The timid among critics will remain skeptical, wearing their disdain for the Internet like a class ring, insensible to the irony irreverently described by Douglas Adams, creator of The Hitchhiker’s Guide to the Galaxy:
…anything that gets invented after you’re thirty is against the natural order of things and the beginning of the end of civilisation as we know it until it’s been around for about ten years when it gradually turns out to be alright really.
The Sunday Times, August 29, 1999
Those who believe they have ten more years to become acclimated to the Internet Age might do well to note Garrick Davis’s experience:
When I founded the Contemporary Poetry Review in 1998, “electronic magazines” were not fashionable. In fact, the whole genre was considered to be, if not disreputable, then certainly distasteful—an enterprise not easily distinguished from the various “vanity presses” and poetry associations that exist for the sake of collecting membership dues from innocent and aspiring poets. Established poets did not submit their work to such journals, and academics frowned upon them as neither popular nor peer-reviewed.

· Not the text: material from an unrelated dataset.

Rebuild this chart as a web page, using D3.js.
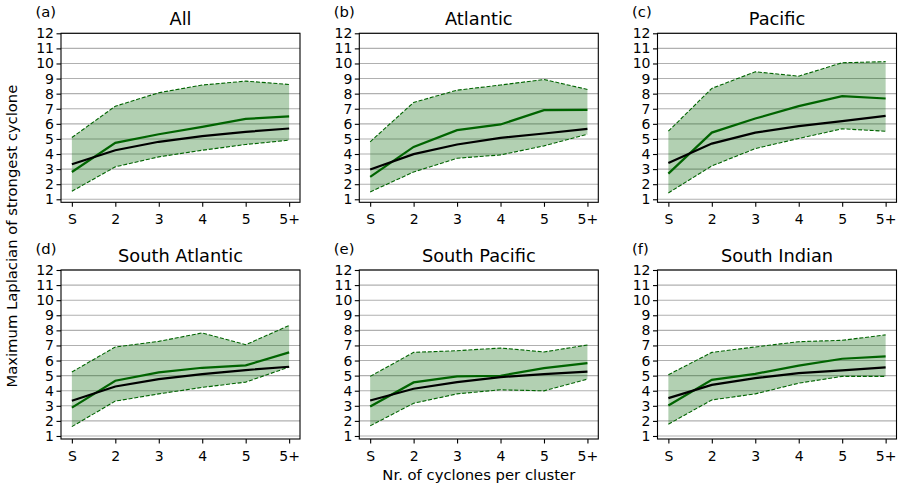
<!DOCTYPE html>
<html>
<head>
<meta charset="utf-8">
<script src="https://cdn.jsdelivr.net/npm/d3@7"></script>
<style>
    body { margin: 0; background: #fff; }
    svg { display: block; font-family: "DejaVu Sans", sans-serif; }
</style>
</head>
<body>
<script>
// categories on the x axis, ticks on the y axis
var categories = ["S", "2", "3", "4", "5", "5+"];
var yTicks = [1, 2, 3, 4, 5, 6, 7, 8, 9, 10, 11, 12];
var panelTitles = ["All", "Atlantic", "Pacific", "South Atlantic", "South Pacific", "South Indian"];
var panelTags = ["(a)", "(b)", "(c)", "(d)", "(e)", "(f)"];

// one row per panel, one value per category
var upperBand = [
    [5.09, 7.17, 8.06, 8.57, 8.83, 8.61],
    [4.81, 7.42, 8.23, 8.57, 8.94, 8.28],
    [5.51, 8.35, 9.45, 9.16, 10.05, 10.12],
    [5.24, 6.90, 7.27, 7.83, 7.05, 8.32],
    [4.95, 6.54, 6.65, 6.83, 6.57, 7.03],
    [5.06, 6.54, 6.90, 7.25, 7.34, 7.70]
];
var lowerBand = [
    [1.53, 3.15, 3.81, 4.25, 4.63, 4.92],
    [1.49, 2.81, 3.72, 3.94, 4.54, 5.31],
    [1.42, 3.21, 4.36, 5.03, 5.67, 5.51],
    [1.62, 3.31, 3.79, 4.22, 4.57, 5.57],
    [1.67, 3.17, 3.79, 4.06, 3.99, 4.77],
    [1.78, 3.39, 3.79, 4.50, 4.95, 4.95]
];
var greenLine = [
    [2.81, 4.74, 5.31, 5.80, 6.33, 6.49],
    [2.48, 4.47, 5.58, 5.96, 6.91, 6.93],
    [2.70, 5.42, 6.35, 7.17, 7.84, 7.68],
    [2.88, 4.66, 5.21, 5.52, 5.68, 6.54],
    [2.95, 4.55, 4.95, 4.99, 5.50, 5.83],
    [3.02, 4.72, 5.12, 5.66, 6.12, 6.28]
];
var blackLine = [
    [3.32, 4.25, 4.81, 5.18, 5.47, 5.69],
    [2.97, 3.99, 4.63, 5.07, 5.36, 5.67],
    [3.41, 4.69, 5.42, 5.85, 6.18, 6.53],
    [3.33, 4.28, 4.77, 5.10, 5.37, 5.59],
    [3.35, 4.13, 4.57, 4.90, 5.10, 5.26],
    [3.51, 4.39, 4.84, 5.17, 5.35, 5.55]
];

var width = 898, height = 490;
var colLeft = [61, 359.3, 657.5];
var rowTop = [33.3, 270];
var plotW = 239, plotH = 169;
var green = "#006400";
var tickFont = "14px", labelFont = "14.8px";

var svg = d3.select("body").append("svg")
    .attr("width", width)
    .attr("height", height);

var x = d3.scalePoint().domain(categories).range([0, plotW]).padding(0.25);
var y = d3.scaleLinear().domain([0.8, 12]).range([plotH, 0]);

function drawPanel(i) {
    var g = svg.append("g")
        .attr("transform", "translate(" + colLeft[i % 3] + "," + rowTop[Math.floor(i / 3)] + ")");

    // grid
    g.append("g").selectAll("line")
        .data(yTicks)
        .enter().append("line")
        .attr("x1", 0).attr("x2", plotW)
        .attr("y1", d => y(d)).attr("y2", d => y(d))
        .attr("stroke", "#b0b0b0")
        .attr("stroke-width", 1.1);

    var rows = categories.map((c, k) => ({
        cat: c, lo: lowerBand[i][k], hi: upperBand[i][k],
        gr: greenLine[i][k], bl: blackLine[i][k]
    }));

    g.append("path")
        .datum(rows)
        .attr("d", d3.area().x(d => x(d.cat)).y0(d => y(d.lo)).y1(d => y(d.hi)))
        .attr("fill", green)
        .attr("fill-opacity", 0.3);

    ["hi", "lo"].forEach(key => {
        g.append("path")
            .datum(rows)
            .attr("d", d3.line().x(d => x(d.cat)).y(d => y(d[key])))
            .attr("fill", "none")
            .attr("stroke", green)
            .attr("stroke-width", 1.1)
            .attr("stroke-dasharray", "4,1.8");
    });

    g.append("path")
        .datum(rows)
        .attr("d", d3.line().x(d => x(d.cat)).y(d => y(d.gr)))
        .attr("fill", "none")
        .attr("stroke", green)
        .attr("stroke-width", 2.2);

    g.append("path")
        .datum(rows)
        .attr("d", d3.line().x(d => x(d.cat)).y(d => y(d.bl)))
        .attr("fill", "none")
        .attr("stroke", "#000")
        .attr("stroke-width", 2.2);

    // axes
    var yAxis = g.append("g")
        .call(d3.axisLeft(y).tickValues(yTicks).tickSize(4.5).tickPadding(2.5));
    var xAxis = g.append("g")
        .attr("transform", "translate(0," + plotH + ")")
        .call(d3.axisBottom(x).tickSize(4.5).tickPadding(7.5));
    [yAxis, xAxis].forEach(a => {
        a.select(".domain").remove();
        a.selectAll("text")
            .style("font-family", "DejaVu Sans")
            .style("font-size", tickFont)
            .attr("fill", "#000");
        a.selectAll("line").attr("stroke", "#000").attr("stroke-width", 1.1);
    });

    g.append("rect")
        .attr("width", plotW).attr("height", plotH)
        .attr("fill", "none")
        .attr("stroke", "#000")
        .attr("stroke-width", 1.1);

    g.append("text")
        .attr("x", plotW / 2).attr("y", -8.5)
        .attr("text-anchor", "middle")
        .style("font-size", "17.8px")
        .text(panelTitles[i]);

    g.append("text")
        .attr("x", -25.5).attr("y", -16.5)
        .style("font-size", labelFont)
        .text(panelTags[i]);
}

for (var i = 0; i < 6; i++) drawPanel(i);

svg.append("text")
    .attr("x", (colLeft[1] + colLeft[1] + plotW) / 2)
    .attr("y", 480)
    .attr("text-anchor", "middle")
    .style("font-size", labelFont)
    .text("Nr. of cyclones per cluster");

svg.append("text")
    .attr("transform", "translate(17," + (rowTop[0] + rowTop[1] + plotH) / 2 + ") rotate(-90)")
    .attr("text-anchor", "middle")
    .style("font-size", labelFont)
    .text("Maximum Laplacian of strongest cyclone");
</script>
</body>
</html>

Five years later that situation has changed, and remarkably so. In the world of literature, electronic magazines are vastly more popular than their print counterparts in the terms which matter most: readership. (The largest print journal of its kind in America, Poetry, has 11,000 monthly subscribers; ten times that number visit the website, Poetry Daily, every day. And what of the critical magazine? The Criterion, at the height of T.S. Eliot’s fame, had 700 subscribers. For the Contemporary Poetry Review, that is a day’s audience—and it doubles each year.) There is, suddenly, an audience for poetry and criticism that is much larger than anyone had dared to imagine.
You’ll find the Contemporary Poetry Review listed among the many online sources of book reviews on a new page of Treated & Released: Book Reviewers. Included is a category for reviewers of books that are self-published or print-on-demand.
The Web’s amplitude challenges our ability to find what we’re seeking precisely because it’s probably there to be found. The most astute and undaunted literary critics are, as befits their roles, risking ridicule by plunging into and invigorating this accessible, complex, and influential not-so-new medium.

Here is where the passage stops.